In the Florida Bar v. Rassner, 161 So.2d 1 (Fla.1964) wherein this Court suspended petitioner for a period of six months for commingling funds, the late Justice Thor-nal, speaking for three dissenters who favored one year suspension, wrote:

“In addition to the misprisions here established, his record reveals that the respondent had numerous other brushes with the grievance committee. It is time that he learns that the law is something other than a commercial enterprise.” (e. s.)

In the past, petitioner has demonstrated he is unable to withstand the urge to use the money of others for his own purposes when under economic pressure. While he continues to be so delinquent in payment of his present past due debts, it would be unfair to him and to his prospective clients’ to permit him to hold their escrow money.

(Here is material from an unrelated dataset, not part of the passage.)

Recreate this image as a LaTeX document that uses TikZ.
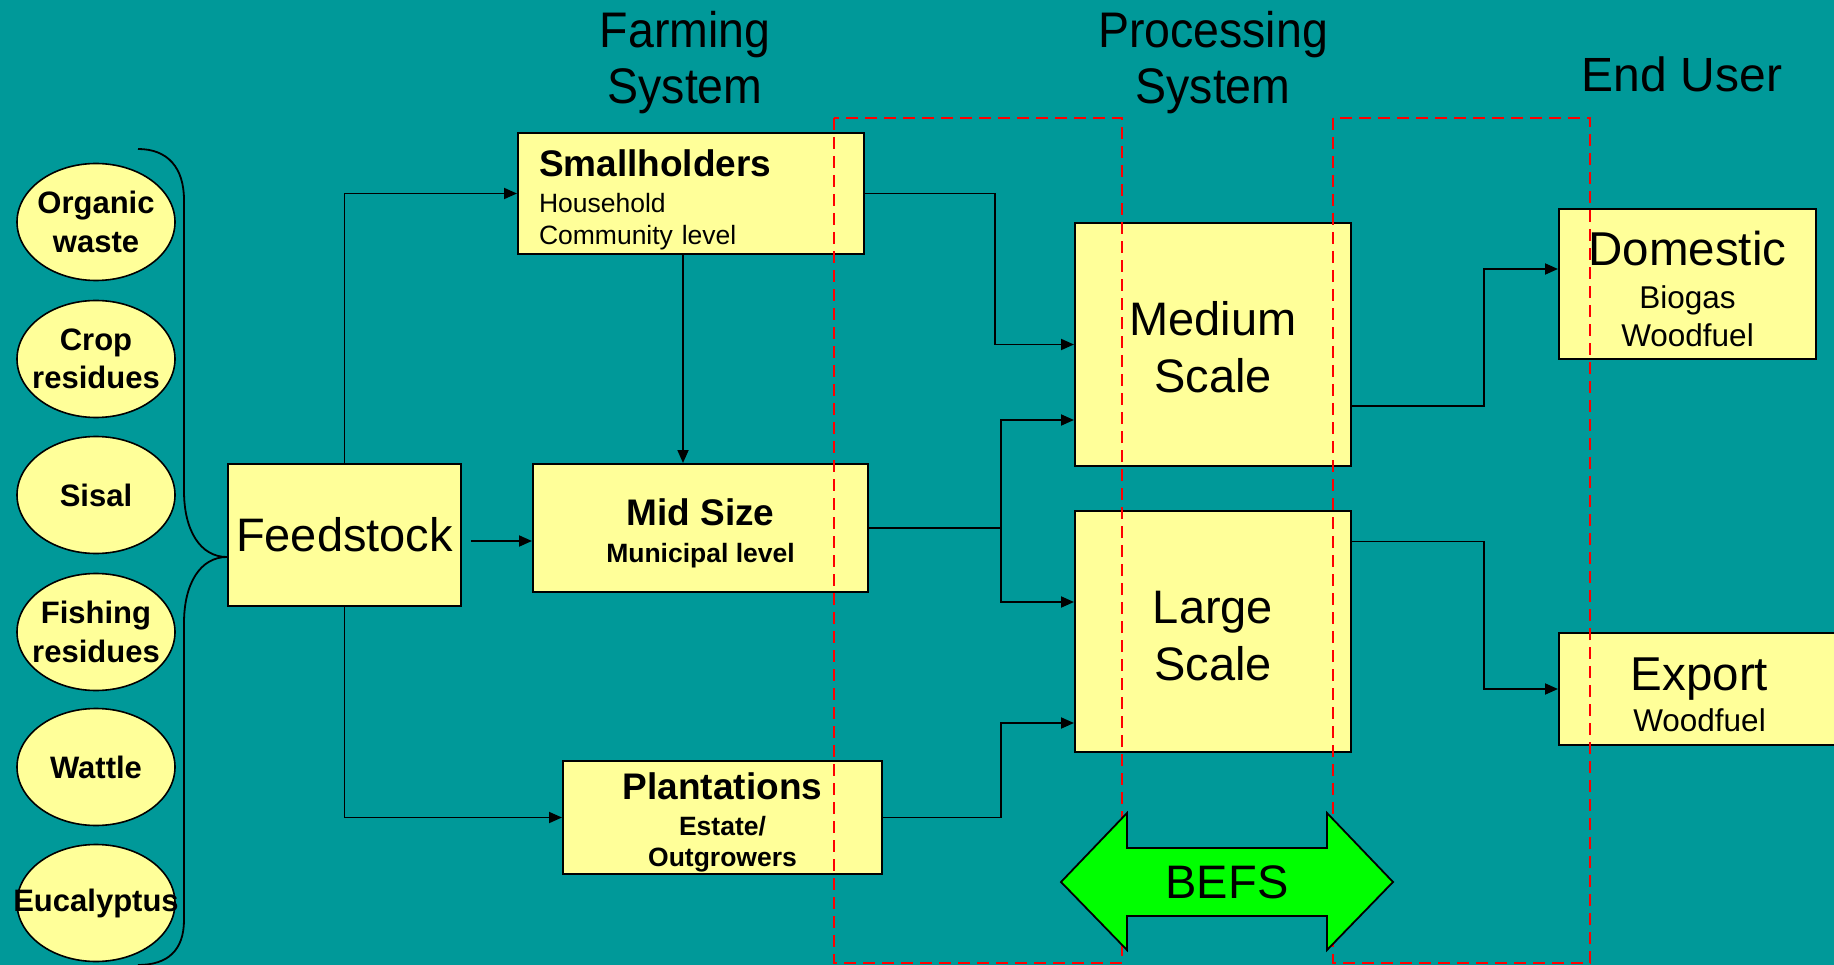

Lawyers who are permanently disbarred may, under certain exceptional circumstances, be readmitted to the practice of law. However, in the instant case, the petion is insufficient to demonstrate rehabilitation justifying further consideration at this time. I, would dismiss the petition without prejudice to file at a subsequent time, if and when the petitioner can establish: (1) complete satisfaction or partial satisfaction of creditors pursuant to a plan demonstrating a good faith intention to pay within a reasonable time; (2) competency to resume the practice of law after seven years’ disbarment, to be established by submission to the Florida Bar Examination; and (3) rehabilitation of professional attitude and character.